Post Wed, Jul 01 2009, 4:01 pm
ora_43 wrote:
shoy-
There are plenty of rabbis calling for the violence and destruction to stop. Not all teenage boys listen to their rabbis all of the time.

jerusalem-girl-
I agree with you on education, although I don't think it's quite that easy (to teach kids to be respectful, that is). But I completely disagree on "supervision." At some point, parents have to let their kids go off into the real world. Policing them into their 20s and beyond (or until they marry and their lucky wives get the job of "supervising") is not a reasonable solution, IMO. Also, while it may reign in some of the wilder young men (albeit without improving their middot in any real way), how will the other 90-something percent of bochurim feel, being treated like potential criminals by their own parents and schools?


Ideally, supervision should be internal. It's called yiras shamayim. It's asking yourself, "Is this what G-d wants from me now? Do I want to see a video of myself behaving this way after 120 years?"

I can't say my internal supervision is all that good. I'm working on it, but it's far from perfect. I cannot have unfiltered internet, or be with a man, other than relation or dh, and trust myself.

There is such a thing as a 'geder', gate literally, that every human being needs. If a bochur is serious (and I mean personality serious) he may need less gedarim, not because he is better, but because his personality protects him. Still someone needs to be accountable for him. Someone has to make sure at the very minimum, that he is keeping to the zemanim.

Then there are bochrim that enjoy fun and sometimes do things they later regret because of the immediacy of their enjoyment. These bochrim should not be unsupervised. There are wonderful yeshivas that give bochrim physical outlets. That is one consideration.
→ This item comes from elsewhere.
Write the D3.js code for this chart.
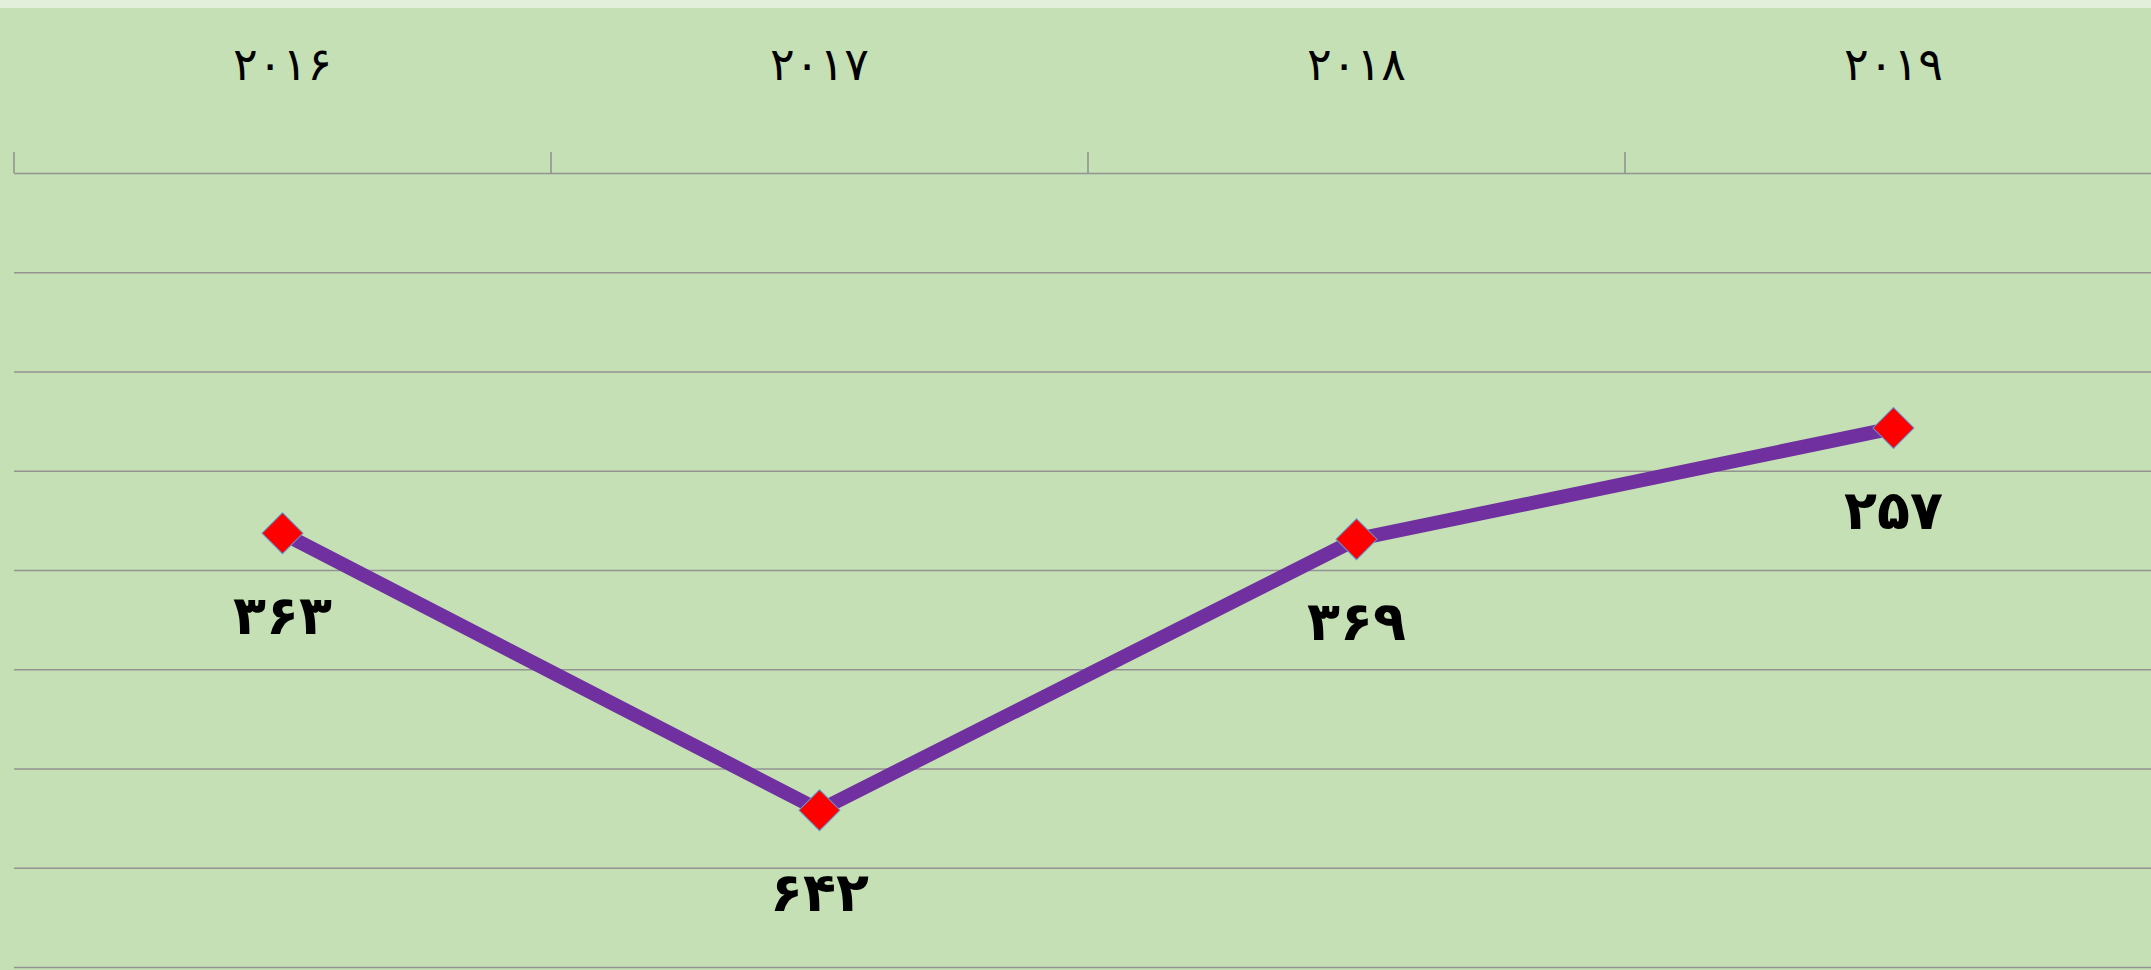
<!DOCTYPE html>
<html>
<head>
<meta charset="utf-8">
<script src="https://cdn.jsdelivr.net/npm/d3@7"></script>
<style>
  html, body { margin: 0; padding: 0; background: #C5E0B4; overflow: hidden; }
  text { font-family: "DejaVu Sans", sans-serif; }
</style>
</head>
<body>
<div id="chart"></div>
<script>
const years = [2016, 2017, 2018, 2019];
const values = [363, 642, 369, 257];
const yTicks = [0, 100, 200, 300, 400, 500, 600, 700, 800];

const W = 2151, H = 970;
const plot = { left: 14, top: 173, bandW: 537, bottom: 967 };

// ارقام فارسی
const fa = n => String(n).replace(/\d/g, c => "۰۱۲۳۴۵۶۷۸۹"[+c]);

const data = years.map((y, i) => ({ year: y, value: values[i] }));

const svg = d3.select("#chart")
    .append("svg")
        .attr("width", W)
        .attr("height", H);

svg.append("rect").attr("width", W).attr("height", H).attr("fill", "#C5E0B4");
svg.append("rect").attr("width", W).attr("height", 8).attr("fill", "#E2EFDA");

const x = d3.scaleBand()
    .domain(years)
    .range([plot.left, plot.left + plot.bandW * years.length]);

const y = d3.scaleLinear()
    .domain([0, 800])
    .range([plot.top, plot.bottom]);

// Gridlines
svg.append("g")
    .attr("transform", `translate(${plot.left},0)`)
    .call(d3.axisLeft(y).tickValues(yTicks).tickSize(-(W - plot.left)).tickFormat(""))
    .call(g => g.select(".domain").remove())
    .call(g => g.selectAll(".tick line")
        .attr("stroke", "#939393")
        .attr("stroke-width", 1.6));

// Category axis at top, ticks between categories
const bounds = years.map(d => x(d));
svg.append("g")
    .selectAll("line")
    .data(bounds)
    .enter()
    .append("line")
        .attr("x1", d => d).attr("x2", d => d)
        .attr("y1", plot.top - 21).attr("y2", plot.top)
        .attr("stroke", "#939393")
        .attr("stroke-width", 1.6);

svg.append("g")
    .selectAll("text")
    .data(years)
    .enter()
    .append("text")
        .attr("x", d => x(d) + x.bandwidth() / 2)
        .attr("y", 80)
        .attr("text-anchor", "middle")
        .style("font-size", "46px")
        .style("fill", "#000")
        .text(d => fa(d));

// Line
const line = d3.line()
    .x(d => x(d.year) + x.bandwidth() / 2)
    .y(d => y(d.value));

svg.append("path")
    .datum(data)
    .attr("d", line)
    .attr("fill", "none")
    .attr("stroke", "#7030A0")
    .attr("stroke-width", 14)
    .attr("stroke-linejoin", "miter");

// Markers
svg.append("g")
    .selectAll("rect")
    .data(data)
    .enter()
    .append("rect")
        .attr("x", -14.5).attr("y", -14.5)
        .attr("width", 29).attr("height", 29)
        .attr("transform", d => `translate(${x(d.year) + x.bandwidth() / 2},${y(d.value)}) rotate(45)`)
        .attr("fill", "#FF0000")
        .attr("stroke", "#5B9BD5")
        .attr("stroke-width", 1);

// Data labels
svg.append("g")
    .selectAll("text")
    .data(data)
    .enter()
    .append("text")
        .attr("x", d => x(d.year) + x.bandwidth() / 2)
        .attr("y", d => y(d.value) + 101)
        .attr("text-anchor", "middle")
        .style("font-size", "54px")
        .style("font-weight", "bold")
        .style("fill", "#000")
        .text(d => fa(d.value));
</script>
</body>
</html>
Another is that these bochrim, instead of burning and destroying should get involved in askanus such as hatzolah or shomrim or I.D.F. service.(The talmud says, if one is born with murderous tendencies, he should become a mohel/doctor. You have to know yourself) The final idea is, if the bochur does have a taava to get involved in fun, but can control himself, he should be in a yeshiva that is closely supervised. (Yeshivas that are in quiet moshavim or smaller cities work best.) He will not just be 'reigned over', but will learn that he could have a mighty good time farbrenging with other bochrim. He will enjoy his learning, because he won't be, can't be, up to too late at night. He will make sincere friends. He will enjoy walking or biking in the quiet countryside, or alternatively, listening to the noise of the nearby chicken coop.
I am not suggesting anything about the action of other bochrim, but if one is supervised he cannot drink, watch inappropriate media, meet with other gender, etc. The training will be in essence a form of chinuch, and when the supervision isn't there, there are already things ingrained in him that he does not do.
Parents have to know their sons, chanoch l'naar al pi darco. They also have to know the options open to them in various different yeshivos. And they must know the situation of the city they are sending their sons to live in, with what type of friends.
Parents have to care enough to do all the research, and then listen out for signals of distress, from their own sons, or from people that keep tabs on him.